*Exercise instructions*.
Copy out every line containing the word "that".

*Given data*.
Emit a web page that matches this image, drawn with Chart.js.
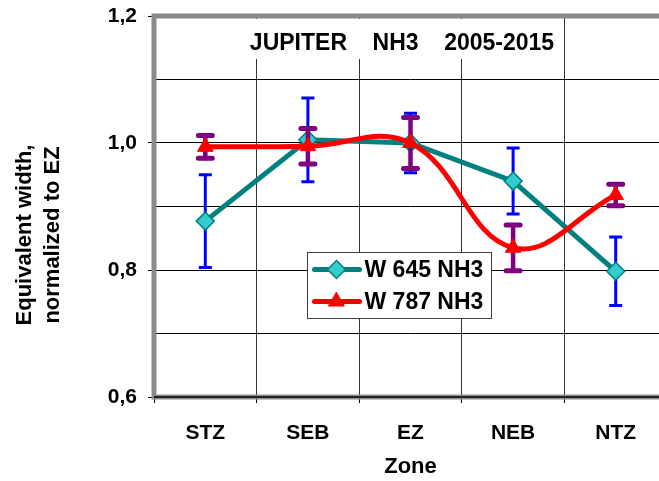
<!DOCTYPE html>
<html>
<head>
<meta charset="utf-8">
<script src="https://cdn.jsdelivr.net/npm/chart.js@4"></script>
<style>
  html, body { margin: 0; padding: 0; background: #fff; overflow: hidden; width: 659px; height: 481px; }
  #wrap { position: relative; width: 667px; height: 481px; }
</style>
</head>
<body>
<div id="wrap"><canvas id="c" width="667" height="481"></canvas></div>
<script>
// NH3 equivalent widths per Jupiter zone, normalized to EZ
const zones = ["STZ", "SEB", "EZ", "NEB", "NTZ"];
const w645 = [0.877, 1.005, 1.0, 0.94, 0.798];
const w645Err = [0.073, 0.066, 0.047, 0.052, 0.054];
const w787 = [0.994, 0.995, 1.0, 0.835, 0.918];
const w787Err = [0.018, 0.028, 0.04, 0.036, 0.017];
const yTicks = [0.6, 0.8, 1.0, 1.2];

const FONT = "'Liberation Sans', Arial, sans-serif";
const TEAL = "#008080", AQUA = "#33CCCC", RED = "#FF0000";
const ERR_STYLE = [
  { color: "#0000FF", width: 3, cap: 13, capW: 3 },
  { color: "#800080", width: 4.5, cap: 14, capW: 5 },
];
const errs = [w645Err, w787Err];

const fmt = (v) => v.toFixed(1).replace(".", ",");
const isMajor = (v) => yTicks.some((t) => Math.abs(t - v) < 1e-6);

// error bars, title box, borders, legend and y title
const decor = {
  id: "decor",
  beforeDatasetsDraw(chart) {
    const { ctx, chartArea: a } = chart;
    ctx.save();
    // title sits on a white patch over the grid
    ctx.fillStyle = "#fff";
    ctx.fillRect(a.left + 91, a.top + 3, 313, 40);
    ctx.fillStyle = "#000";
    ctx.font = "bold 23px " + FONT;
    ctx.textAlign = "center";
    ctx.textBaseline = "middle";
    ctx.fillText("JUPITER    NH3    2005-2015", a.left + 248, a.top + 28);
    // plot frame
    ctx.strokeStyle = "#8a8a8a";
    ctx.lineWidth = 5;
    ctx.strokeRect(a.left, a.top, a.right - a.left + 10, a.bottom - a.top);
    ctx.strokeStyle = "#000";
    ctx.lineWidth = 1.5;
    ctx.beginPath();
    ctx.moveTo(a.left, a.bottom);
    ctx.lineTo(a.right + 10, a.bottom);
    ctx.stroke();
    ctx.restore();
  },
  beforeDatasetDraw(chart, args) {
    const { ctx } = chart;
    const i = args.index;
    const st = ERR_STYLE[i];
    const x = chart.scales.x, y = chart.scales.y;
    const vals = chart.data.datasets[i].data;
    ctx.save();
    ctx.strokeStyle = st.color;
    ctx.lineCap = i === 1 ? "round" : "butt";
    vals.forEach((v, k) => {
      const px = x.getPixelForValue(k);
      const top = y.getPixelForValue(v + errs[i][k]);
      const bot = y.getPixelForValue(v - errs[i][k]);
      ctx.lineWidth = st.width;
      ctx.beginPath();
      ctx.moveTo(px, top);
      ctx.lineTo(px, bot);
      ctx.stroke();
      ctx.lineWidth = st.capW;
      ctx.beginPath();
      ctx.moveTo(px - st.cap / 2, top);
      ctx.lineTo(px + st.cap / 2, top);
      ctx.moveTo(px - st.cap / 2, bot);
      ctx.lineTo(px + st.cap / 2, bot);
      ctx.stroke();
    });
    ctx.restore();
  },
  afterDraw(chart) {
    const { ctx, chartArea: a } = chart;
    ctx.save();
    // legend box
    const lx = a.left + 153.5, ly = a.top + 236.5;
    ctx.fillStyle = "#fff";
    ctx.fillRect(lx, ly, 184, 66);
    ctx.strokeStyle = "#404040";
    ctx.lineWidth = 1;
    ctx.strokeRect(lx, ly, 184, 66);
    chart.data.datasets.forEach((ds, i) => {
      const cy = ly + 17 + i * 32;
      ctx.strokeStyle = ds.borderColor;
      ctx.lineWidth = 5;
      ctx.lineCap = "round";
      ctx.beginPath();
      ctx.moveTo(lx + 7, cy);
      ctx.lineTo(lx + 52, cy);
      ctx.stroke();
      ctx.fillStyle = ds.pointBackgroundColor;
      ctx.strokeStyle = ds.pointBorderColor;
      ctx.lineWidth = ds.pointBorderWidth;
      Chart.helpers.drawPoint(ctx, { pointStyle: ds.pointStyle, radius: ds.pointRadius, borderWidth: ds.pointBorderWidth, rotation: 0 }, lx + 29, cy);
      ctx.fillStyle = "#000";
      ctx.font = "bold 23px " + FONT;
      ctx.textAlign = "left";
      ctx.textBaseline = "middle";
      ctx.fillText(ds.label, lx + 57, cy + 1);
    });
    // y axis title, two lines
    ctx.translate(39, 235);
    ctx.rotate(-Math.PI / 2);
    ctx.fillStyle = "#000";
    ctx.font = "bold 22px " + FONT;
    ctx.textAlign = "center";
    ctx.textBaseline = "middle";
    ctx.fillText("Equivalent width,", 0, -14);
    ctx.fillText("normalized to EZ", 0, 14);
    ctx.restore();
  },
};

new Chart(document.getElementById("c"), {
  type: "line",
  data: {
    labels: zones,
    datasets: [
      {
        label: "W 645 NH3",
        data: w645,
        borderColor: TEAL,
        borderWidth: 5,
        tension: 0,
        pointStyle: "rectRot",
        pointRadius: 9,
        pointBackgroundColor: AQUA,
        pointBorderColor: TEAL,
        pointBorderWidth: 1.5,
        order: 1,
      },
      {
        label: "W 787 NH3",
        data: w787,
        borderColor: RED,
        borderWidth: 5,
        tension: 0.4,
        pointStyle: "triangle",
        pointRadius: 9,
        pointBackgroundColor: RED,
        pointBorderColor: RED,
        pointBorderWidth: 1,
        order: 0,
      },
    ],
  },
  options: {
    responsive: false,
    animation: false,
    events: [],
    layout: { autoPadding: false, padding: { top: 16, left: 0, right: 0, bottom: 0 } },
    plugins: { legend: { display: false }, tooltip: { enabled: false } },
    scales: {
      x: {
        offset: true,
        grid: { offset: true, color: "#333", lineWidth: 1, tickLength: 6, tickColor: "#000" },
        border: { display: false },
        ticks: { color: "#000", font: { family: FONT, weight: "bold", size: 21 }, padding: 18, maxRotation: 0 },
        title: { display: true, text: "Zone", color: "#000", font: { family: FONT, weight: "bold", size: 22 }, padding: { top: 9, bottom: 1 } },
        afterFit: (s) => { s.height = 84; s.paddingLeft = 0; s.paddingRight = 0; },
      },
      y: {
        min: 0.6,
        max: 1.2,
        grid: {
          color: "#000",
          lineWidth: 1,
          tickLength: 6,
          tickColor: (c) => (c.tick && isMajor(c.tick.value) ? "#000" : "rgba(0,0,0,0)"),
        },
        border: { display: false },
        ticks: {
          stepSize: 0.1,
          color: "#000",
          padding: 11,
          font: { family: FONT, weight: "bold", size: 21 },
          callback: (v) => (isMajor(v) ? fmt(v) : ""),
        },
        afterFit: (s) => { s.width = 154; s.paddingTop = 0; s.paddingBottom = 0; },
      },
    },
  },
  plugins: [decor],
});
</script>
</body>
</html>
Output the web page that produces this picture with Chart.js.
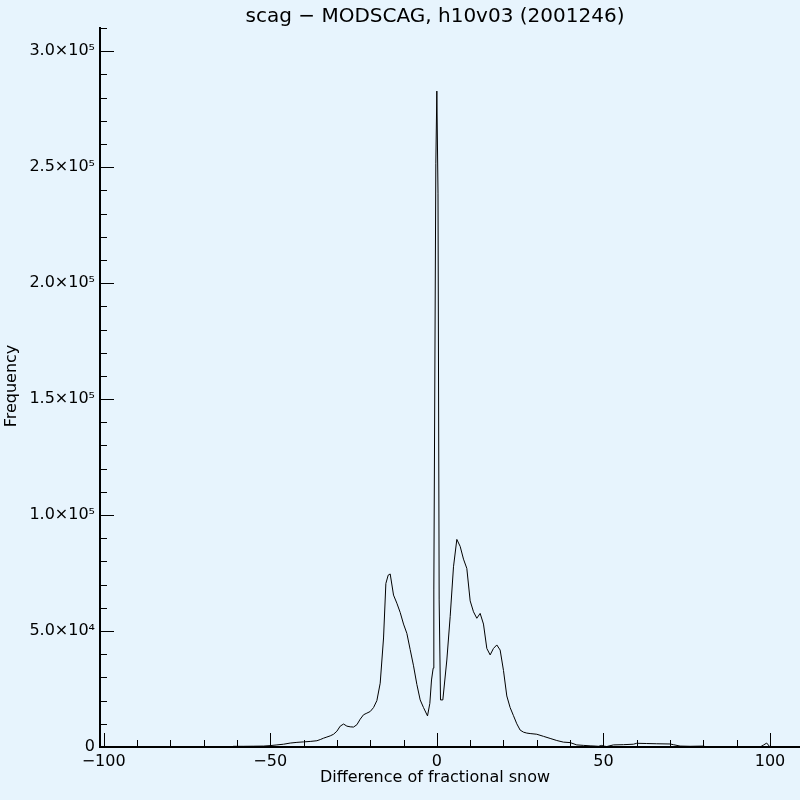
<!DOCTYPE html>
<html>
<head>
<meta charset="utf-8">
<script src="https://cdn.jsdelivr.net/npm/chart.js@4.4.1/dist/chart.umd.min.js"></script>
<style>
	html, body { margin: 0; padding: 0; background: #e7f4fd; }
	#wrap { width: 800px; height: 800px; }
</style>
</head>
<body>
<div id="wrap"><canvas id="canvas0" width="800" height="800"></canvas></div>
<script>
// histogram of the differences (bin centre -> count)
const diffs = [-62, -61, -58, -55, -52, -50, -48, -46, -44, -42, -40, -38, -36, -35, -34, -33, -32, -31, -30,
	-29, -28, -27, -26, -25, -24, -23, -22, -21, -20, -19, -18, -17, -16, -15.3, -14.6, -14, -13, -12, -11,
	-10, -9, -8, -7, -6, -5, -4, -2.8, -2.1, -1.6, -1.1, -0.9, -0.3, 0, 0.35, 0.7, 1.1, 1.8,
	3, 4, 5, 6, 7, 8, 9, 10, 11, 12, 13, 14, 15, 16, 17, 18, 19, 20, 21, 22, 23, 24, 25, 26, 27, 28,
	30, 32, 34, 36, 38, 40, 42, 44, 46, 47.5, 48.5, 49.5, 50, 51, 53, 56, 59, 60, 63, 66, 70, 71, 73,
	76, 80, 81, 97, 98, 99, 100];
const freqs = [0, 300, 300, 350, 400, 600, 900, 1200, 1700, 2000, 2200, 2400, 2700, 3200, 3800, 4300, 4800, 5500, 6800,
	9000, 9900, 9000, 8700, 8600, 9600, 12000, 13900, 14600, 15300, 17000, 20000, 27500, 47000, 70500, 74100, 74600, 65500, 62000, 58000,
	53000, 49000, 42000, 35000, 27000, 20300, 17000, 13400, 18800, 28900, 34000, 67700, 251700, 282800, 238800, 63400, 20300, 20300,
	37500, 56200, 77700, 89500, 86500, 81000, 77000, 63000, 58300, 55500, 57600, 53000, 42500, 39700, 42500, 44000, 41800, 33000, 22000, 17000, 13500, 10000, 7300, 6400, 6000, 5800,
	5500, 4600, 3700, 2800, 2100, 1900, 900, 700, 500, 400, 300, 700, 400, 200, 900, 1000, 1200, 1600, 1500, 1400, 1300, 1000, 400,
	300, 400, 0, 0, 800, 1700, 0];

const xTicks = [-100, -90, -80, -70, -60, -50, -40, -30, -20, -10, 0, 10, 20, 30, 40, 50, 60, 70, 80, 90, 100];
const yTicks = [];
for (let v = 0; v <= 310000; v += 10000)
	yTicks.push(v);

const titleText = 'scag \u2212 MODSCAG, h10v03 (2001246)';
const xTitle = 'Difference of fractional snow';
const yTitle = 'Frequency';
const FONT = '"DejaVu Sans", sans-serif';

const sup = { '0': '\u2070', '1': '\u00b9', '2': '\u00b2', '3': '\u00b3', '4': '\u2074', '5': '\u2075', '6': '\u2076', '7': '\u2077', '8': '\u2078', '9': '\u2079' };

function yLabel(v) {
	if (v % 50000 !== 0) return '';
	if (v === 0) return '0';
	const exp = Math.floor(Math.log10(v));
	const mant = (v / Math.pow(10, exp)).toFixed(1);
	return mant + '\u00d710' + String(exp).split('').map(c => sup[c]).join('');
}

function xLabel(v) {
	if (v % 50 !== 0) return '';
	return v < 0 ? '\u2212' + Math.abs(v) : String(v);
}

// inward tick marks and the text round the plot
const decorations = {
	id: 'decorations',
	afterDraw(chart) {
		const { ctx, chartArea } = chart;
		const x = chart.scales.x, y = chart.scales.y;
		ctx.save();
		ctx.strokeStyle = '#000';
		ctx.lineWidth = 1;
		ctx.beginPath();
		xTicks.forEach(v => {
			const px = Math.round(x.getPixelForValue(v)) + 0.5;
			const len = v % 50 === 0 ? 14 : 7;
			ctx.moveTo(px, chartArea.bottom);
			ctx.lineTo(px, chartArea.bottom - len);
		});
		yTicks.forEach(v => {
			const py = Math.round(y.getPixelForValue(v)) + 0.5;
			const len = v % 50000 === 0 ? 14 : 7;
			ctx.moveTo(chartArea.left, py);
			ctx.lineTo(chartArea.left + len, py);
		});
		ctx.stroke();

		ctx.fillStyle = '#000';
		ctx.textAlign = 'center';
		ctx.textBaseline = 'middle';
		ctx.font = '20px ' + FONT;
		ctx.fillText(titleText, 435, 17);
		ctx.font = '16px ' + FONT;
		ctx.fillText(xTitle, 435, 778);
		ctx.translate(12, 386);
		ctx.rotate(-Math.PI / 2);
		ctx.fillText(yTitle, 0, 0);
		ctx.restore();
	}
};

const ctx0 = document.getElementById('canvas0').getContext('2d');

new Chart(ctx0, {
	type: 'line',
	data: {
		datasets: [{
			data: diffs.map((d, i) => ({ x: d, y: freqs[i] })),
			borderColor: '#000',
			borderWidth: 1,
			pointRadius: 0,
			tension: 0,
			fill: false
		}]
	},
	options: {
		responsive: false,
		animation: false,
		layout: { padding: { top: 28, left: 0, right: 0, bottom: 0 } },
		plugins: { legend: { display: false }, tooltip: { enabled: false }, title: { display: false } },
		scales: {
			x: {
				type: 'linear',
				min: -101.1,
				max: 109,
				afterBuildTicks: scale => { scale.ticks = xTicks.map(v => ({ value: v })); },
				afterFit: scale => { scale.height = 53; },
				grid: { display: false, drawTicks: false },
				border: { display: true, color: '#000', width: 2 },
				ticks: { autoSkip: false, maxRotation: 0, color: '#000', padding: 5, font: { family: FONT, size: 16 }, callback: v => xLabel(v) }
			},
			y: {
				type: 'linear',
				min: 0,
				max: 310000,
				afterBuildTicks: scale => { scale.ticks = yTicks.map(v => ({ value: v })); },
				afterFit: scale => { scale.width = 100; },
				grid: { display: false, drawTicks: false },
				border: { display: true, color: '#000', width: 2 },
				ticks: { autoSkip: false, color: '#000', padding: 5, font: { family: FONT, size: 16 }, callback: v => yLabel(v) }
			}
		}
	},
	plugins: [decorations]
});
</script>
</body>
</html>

*Solution to this exercise*.
Emit a web page that matches this image, drawn with Chart.js.
Output the web page that produces this picture with Chart.js.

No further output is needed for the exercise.